Analysts claim that a Russian invasion of Ukraine could involve conflict on a scale “not seen in Europe since WWII” as nearly 100,000 troops have been drawn into position. As CNBC’s “experts” warn that “time is running out” to prevent the pending invasion, some mull the possibility of U.S. military intervention — a scenario that would “court destruction of the known world,” per a former U.S. military officer.
Meanwhile, China is apparently preparing to take Taiwan, a move President Joe Biden has said would prompt a U.S. intervention, although the media and even his own White House have attempted to delicately walk back this commitment.
While it’s clear that both Russia and China are peer or near-peer military adversaries that could challenge the air, night and communication supremacy the U.S. has enjoyed in recent conflicts, conducting a proper comparison of the superpowers’ forces is a vastly complicated task.
What is more accessible, though, is looking at how each nation chooses to portray their own militaries to their people and the world.
China produces sophisticated propaganda, sometimes with hard-coded English subtitles, that stresses the citizen’s duty to nation.
“We use our lives to fulfill our duties. We use loyalty to build Great Wall,” one military ad says. “If motherland calls, we must be here … I will always be here.”
They also stress “innovation,” flaunt modern weapons and equipment, and allude to strategies that involve air and naval forces supporting on-shore operations. These tactics would prove critical if China were to invade Taiwan.
Russia’s military promotional material takes a more Spartan approach. Their most widely-viewed recent video follows a man as he becomes a soldier, encouraging other young Russians to submit to similar training.
“Are you ready to break yourself? Every day, pain hardens you here,” the narrator tells the audience.
Despite this video’s relative lack of high-tech weapons systems, the emphasis remains squarely on killing the enemy: “Your task is to track the enemy down, catch up to him, outperform him, become better than him, and return the victor.”
“Without battle there is no victory,” the clip concludes, in Russian.

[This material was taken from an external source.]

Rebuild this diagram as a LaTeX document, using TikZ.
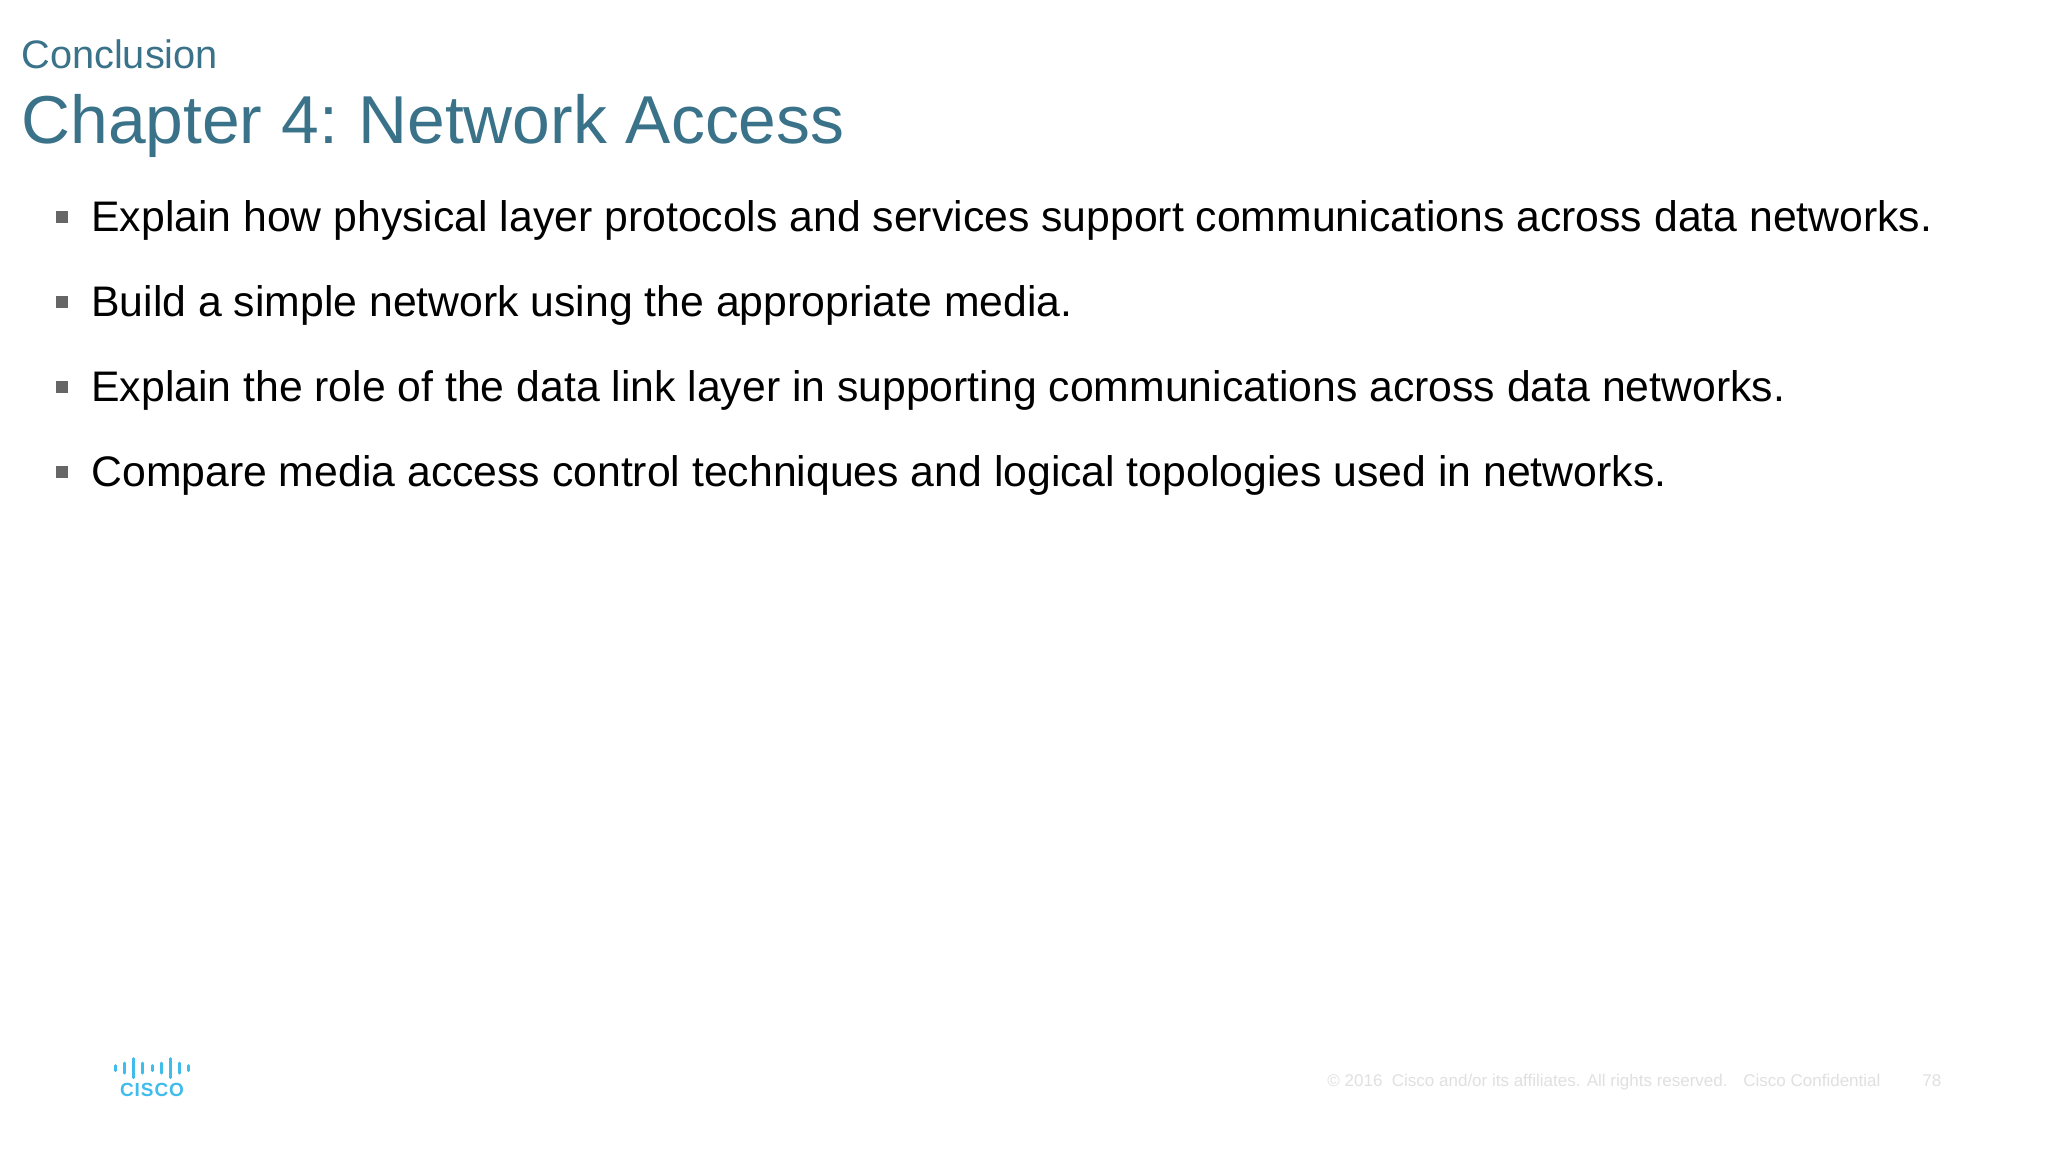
\documentclass[tikz,border=0pt]{standalone}
\usepackage{fontspec}
\setmainfont{Liberation Sans}
\newfontfamily\logofont[LetterSpace=5]{Liberation Sans Bold}
\definecolor{titleblue}{HTML}{3A7389}
\definecolor{bulletgray}{HTML}{666666}
\definecolor{footgray}{HTML}{E0E0E0}
\definecolor{logoblue}{HTML}{40BCEB}

\begin{document}
\begin{tikzpicture}[x = 0.5pt, y = -0.5pt]
\tikzstyle{TitleStyle}=[anchor = base west, inner sep = 0pt, text = titleblue]
\tikzstyle{ItemStyle}=[anchor = base west, inner sep = 0pt, text = black, font = \fontsize{21.37}{26}\selectfont]
\tikzstyle{BulletStyle}=[shape = rectangle, fill = bulletgray, minimum size = 6pt, inner sep = 0pt]
\tikzstyle{FootStyle}=[anchor = base west, inner sep = 0pt, text = footgray, font = \fontsize{8.5}{10}\selectfont]
\useasboundingbox[fill = white] (0, 0) rectangle (2048, 1152);
\node[TitleStyle, font = \fontsize{19.87}{24}\selectfont] (t0) at (21, 68) {Conclusion};
\node[TitleStyle, font = \fontsize{33.9}{40}\selectfont] (t1) at (21, 143) {Chapter 4:\hspace{-2.3pt} Network Access};
% bullets
\node[BulletStyle] (b0) at (62, 217) {};
\node[BulletStyle] (b1) at (62, 302) {};
\node[BulletStyle] (b2) at (62, 387) {};
\node[BulletStyle] (b3) at (62, 472) {};
\node[ItemStyle] (i0) at (91, 231) {Explain how physical layer protocols and services support communications across data networks.};
\node[ItemStyle] (i1) at (91, 316) {Build a simple network using the appropriate media.};
\node[ItemStyle] (i2) at (91, 401) {Explain the role of the data link layer in supporting communications across data networks.};
\node[ItemStyle] (i3) at (91, 486) {Compare media access control techniques and logical topologies used in networks.};
% logo
\foreach \x/\h in {115/7, 124/12, 133/21, 142/12, 152/7, 161/12, 170/21, 179/12, 188/7}
  \draw[logoblue, line width = 1.5pt, line cap = round] (\x, 1068 - \h/2 + 1) -- (\x, 1068 + \h/2 - 1);
\node[anchor = base, inner sep = 0pt, text = logoblue, font = \logofont\fontsize{9.5}{11}\selectfont] (logo) at (152, 1096) {CISCO};
% footer
\node[FootStyle] (f0) at (1327, 1086) {© 2016\ \ Cisco and/or its affiliates. All rights reserved.};
\node[FootStyle] (f1) at (1743, 1086) {Cisco Confidential};
\node[FootStyle] (f2) at (1922, 1086) {78};
\end{tikzpicture}
\end{document}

It is unclear why Russia produced this recruitment advertisement, as the country maintains a policy of mandatory military service with limited exceptions. This means they don’t have to recruit, suggesting that this ad is more about conveying the ethos of their fighting force than actually drawing young soldiers to the service.
America’s fighting forces are flirting with a new recruitment style. Earlier this year, the Army debuted a series of animated advertisements that featured apparently Japanese-inspired cartoon illustrations of a diverse array of soldiers sharing why they chose to enlist.
The most famous of these profiles is of a female soldier named Emma who introduces herself as “a little girl raised by two moms.”
Emma says she joined the military as “a way to prove my inner strength and maybe shatter some stereotypes along the way.”
While none of these videos provide conclusive data on actual fighting capabilities, they do shed light on the attitudes and beliefs of each country’s leadership — at least in the marketing department.